Goal
Copy each line of the data below exactly, leaving out pictures.
[BEGIN Collected data]
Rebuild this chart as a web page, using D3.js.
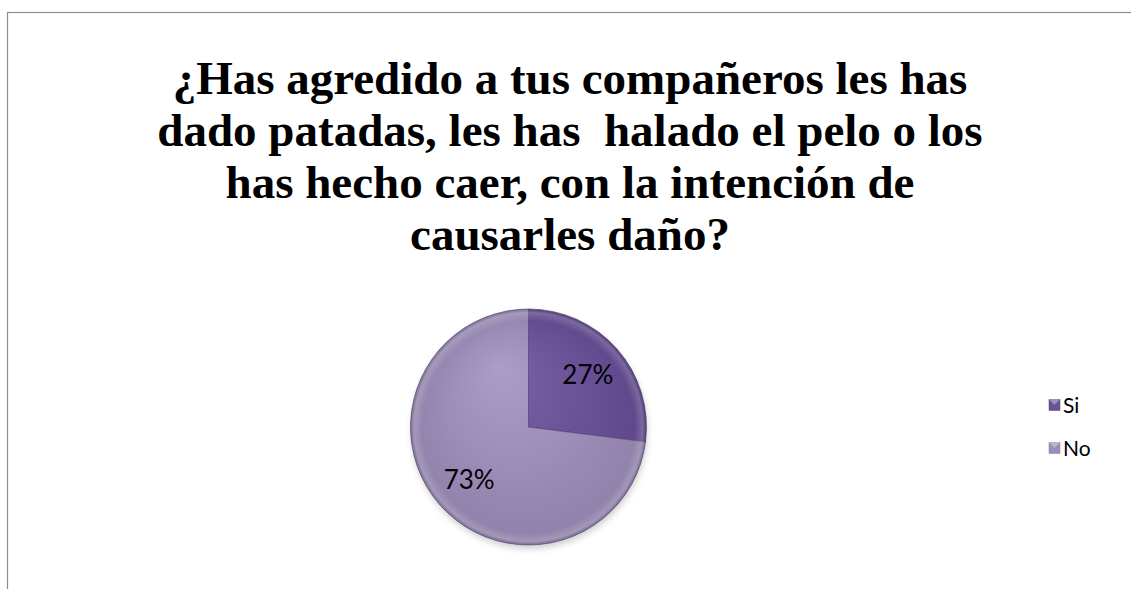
<!DOCTYPE html>
<html>
<head>
<meta charset="utf-8">
<script src="https://cdn.jsdelivr.net/npm/d3@7"></script>
<style>
  html, body { margin: 0; padding: 0; background: #fff; }
  svg { display: block; }
</style>
</head>
<body>
<svg id="chart" width="1131" height="589"></svg>
<script>
const titleLines = [
  "¿Has agredido a tus compañeros les has",
  "dado patadas, les has  halado el pelo o los",
  "has hecho caer, con la intención de",
  "causarles daño?"
];
const categories = ["Si", "No"];
const values = [27, 73];
const labels = ["27%", "73%"];

const svg = d3.select("#chart");
const defs = svg.append("defs");

// frame
svg.append("rect").attr("x", 7.5).attr("y", 12.5).attr("width", 1200).attr("height", 700)
  .attr("fill", "#fff").attr("stroke", "#8c8c8c").attr("stroke-width", 1.2);

// title
const title = svg.append("text")
  .attr("text-anchor", "middle")
  .attr("font-family", "'Liberation Serif', 'Times New Roman', serif")
  .attr("font-weight", "bold")
  .attr("font-size", 47)
  .attr("fill", "#000")
  .style("white-space", "pre");
titleLines.forEach((t, i) => {
  title.append("tspan").attr("x", 570).attr("y", 94 + i * 52).text(t);
});

// gradients
const colorStops = {
  Si: ["#7b63a8", "#6a5297", "#5d4588"],
  No: ["#aa9dc8", "#9b8cb8", "#8e80a8"]
};
categories.forEach(c => {
  const g = defs.append("radialGradient").attr("id", "g" + c)
    .attr("gradientUnits", "userSpaceOnUse")
    .attr("cx", 0).attr("cy", 0).attr("r", 125)
    .attr("fx", -30).attr("fy", -60);
  g.append("stop").attr("offset", "0%").attr("stop-color", colorStops[c][0]);
  g.append("stop").attr("offset", "55%").attr("stop-color", colorStops[c][1]);
  g.append("stop").attr("offset", "100%").attr("stop-color", colorStops[c][2]);
});
const sh = defs.append("filter").attr("id", "shadow").attr("x", "-20%").attr("y", "-20%").attr("width", "140%").attr("height", "140%");
sh.append("feGaussianBlur").attr("stdDeviation", 3);

const cx = 528.5, cy = 427, R = 118;
const pie = d3.pie().sort(null).value(d => d.v);
const arcs = pie(categories.map((c, i) => ({ c, v: values[i], l: labels[i] })));
const arc = d3.arc().innerRadius(0).outerRadius(R);
const labelArc = d3.arc().innerRadius(R * 0.67).outerRadius(R * 0.67);

const g = svg.append("g").attr("transform", `translate(${cx},${cy})`);
// shadow
g.append("circle").attr("cx", 1).attr("cy", 4).attr("r", R).attr("fill", "#bdbdbd").attr("filter", "url(#shadow)").attr("opacity", 0.7);

g.selectAll("path.slice").data(arcs).enter().append("path")
  .attr("class", "slice")
  .attr("d", arc)
  .attr("fill", d => `url(#g${d.data.c})`)
  .attr("stroke", "#4b3b6b").attr("stroke-width", 0.6);

// bevel highlight ring
const bevel = defs.append("radialGradient").attr("id", "bevel")
  .attr("gradientUnits", "userSpaceOnUse").attr("cx", 0).attr("cy", 0).attr("r", R);
bevel.append("stop").attr("offset", "90%").attr("stop-color", "#fff").attr("stop-opacity", 0);
bevel.append("stop").attr("offset", "97%").attr("stop-color", "#fff").attr("stop-opacity", 0.18);
bevel.append("stop").attr("offset", "100%").attr("stop-color", "#000").attr("stop-opacity", 0.12);
g.selectAll("path.bev").data(arcs).enter().append("path")
  .attr("class", "bev").attr("d", arc).attr("fill", "url(#bevel)");

g.selectAll("text.lbl").data(arcs).enter().append("text")
  .attr("class", "lbl")
  .attr("transform", d => `translate(${labelArc.centroid(d)})`)
  .attr("text-anchor", "middle").attr("dy", "0.36em")
  .attr("font-family", "Lato, 'Open Sans', sans-serif")
  .attr("font-size", 26).attr("fill", "#000")
  .text(d => d.data.l);

// legend
const legendY = d3.scalePoint().domain(categories).range([405, 448]);
const lg = svg.append("g");
categories.forEach(c => {
  const y = legendY(c);
  lg.append("rect").attr("x", 1049).attr("y", y - 5.5).attr("width", 11).attr("height", 11)
    .attr("fill", colorStops[c][1]).attr("stroke", colorStops[c][2]).attr("stroke-width", 0.5);
  lg.append("path").attr("d", `M${1049},${y - 5.5} L${1054.5},${y} L${1060},${y - 5.5} Z`)
    .attr("fill", "#fff").attr("opacity", 0.35);
  lg.append("text").attr("x", 1063).attr("y", y).attr("dy", "0.36em")
    .attr("font-family", "Lato, 'Open Sans', sans-serif").attr("font-size", 21).attr("fill", "#000")
    .text(c);
});
</script>
</body>
</html>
[END Collected data]
Exercise response
Rebuild this chart as a web page, using D3.js.
<!DOCTYPE html>
<html>
<head>
<meta charset="utf-8">
<script src="https://cdn.jsdelivr.net/npm/d3@7"></script>
<style>
  html, body { margin: 0; padding: 0; background: #fff; }
  svg { display: block; }
</style>
</head>
<body>
<svg id="chart" width="1131" height="589"></svg>
<script>
const titleLines = [
  "¿Has agredido a tus compañeros les has",
  "dado patadas, les has  halado el pelo o los",
  "has hecho caer, con la intención de",
  "causarles daño?"
];
const categories = ["Si", "No"];
const values = [27, 73];
const labels = ["27%", "73%"];

const svg = d3.select("#chart");
const defs = svg.append("defs");

// frame
svg.append("rect").attr("x", 7.5).attr("y", 12.5).attr("width", 1200).attr("height", 700)
  .attr("fill", "#fff").attr("stroke", "#8c8c8c").attr("stroke-width", 1.2);

// title
const title = svg.append("text")
  .attr("text-anchor", "middle")
  .attr("font-family", "'Liberation Serif', 'Times New Roman', serif")
  .attr("font-weight", "bold")
  .attr("font-size", 47)
  .attr("fill", "#000")
  .style("white-space", "pre");
titleLines.forEach((t, i) => {
  title.append("tspan").attr("x", 570).attr("y", 94 + i * 52).text(t);
});

// gradients
const colorStops = {
  Si: ["#7b63a8", "#6a5297", "#5d4588"],
  No: ["#aa9dc8", "#9b8cb8", "#8e80a8"]
};
categories.forEach(c => {
  const g = defs.append("radialGradient").attr("id", "g" + c)
    .attr("gradientUnits", "userSpaceOnUse")
    .attr("cx", 0).attr("cy", 0).attr("r", 125)
    .attr("fx", -30).attr("fy", -60);
  g.append("stop").attr("offset", "0%").attr("stop-color", colorStops[c][0]);
  g.append("stop").attr("offset", "55%").attr("stop-color", colorStops[c][1]);
  g.append("stop").attr("offset", "100%").attr("stop-color", colorStops[c][2]);
});
const sh = defs.append("filter").attr("id", "shadow").attr("x", "-20%").attr("y", "-20%").attr("width", "140%").attr("height", "140%");
sh.append("feGaussianBlur").attr("stdDeviation", 3);

const cx = 528.5, cy = 427, R = 118;
const pie = d3.pie().sort(null).value(d => d.v);
const arcs = pie(categories.map((c, i) => ({ c, v: values[i], l: labels[i] })));
const arc = d3.arc().innerRadius(0).outerRadius(R);
const labelArc = d3.arc().innerRadius(R * 0.67).outerRadius(R * 0.67);

const g = svg.append("g").attr("transform", `translate(${cx},${cy})`);
// shadow
g.append("circle").attr("cx", 1).attr("cy", 4).attr("r", R).attr("fill", "#bdbdbd").attr("filter", "url(#shadow)").attr("opacity", 0.7);

g.selectAll("path.slice").data(arcs).enter().append("path")
  .attr("class", "slice")
  .attr("d", arc)
  .attr("fill", d => `url(#g${d.data.c})`)
  .attr("stroke", "#4b3b6b").attr("stroke-width", 0.6);

// bevel highlight ring
const bevel = defs.append("radialGradient").attr("id", "bevel")
  .attr("gradientUnits", "userSpaceOnUse").attr("cx", 0).attr("cy", 0).attr("r", R);
bevel.append("stop").attr("offset", "90%").attr("stop-color", "#fff").attr("stop-opacity", 0);
bevel.append("stop").attr("offset", "97%").attr("stop-color", "#fff").attr("stop-opacity", 0.18);
bevel.append("stop").attr("offset", "100%").attr("stop-color", "#000").attr("stop-opacity", 0.12);
g.selectAll("path.bev").data(arcs).enter().append("path")
  .attr("class", "bev").attr("d", arc).attr("fill", "url(#bevel)");

g.selectAll("text.lbl").data(arcs).enter().append("text")
  .attr("class", "lbl")
  .attr("transform", d => `translate(${labelArc.centroid(d)})`)
  .attr("text-anchor", "middle").attr("dy", "0.36em")
  .attr("font-family", "Lato, 'Open Sans', sans-serif")
  .attr("font-size", 26).attr("fill", "#000")
  .text(d => d.data.l);

// legend
const legendY = d3.scalePoint().domain(categories).range([405, 448]);
const lg = svg.append("g");
categories.forEach(c => {
  const y = legendY(c);
  lg.append("rect").attr("x", 1049).attr("y", y - 5.5).attr("width", 11).attr("height", 11)
    .attr("fill", colorStops[c][1]).attr("stroke", colorStops[c][2]).attr("stroke-width", 0.5);
  lg.append("path").attr("d", `M${1049},${y - 5.5} L${1054.5},${y} L${1060},${y - 5.5} Z`)
    .attr("fill", "#fff").attr("opacity", 0.35);
  lg.append("text").attr("x", 1063).attr("y", y).attr("dy", "0.36em")
    .attr("font-family", "Lato, 'Open Sans', sans-serif").attr("font-size", 21).attr("fill", "#000")
    .text(c);
});
</script>
</body>
</html>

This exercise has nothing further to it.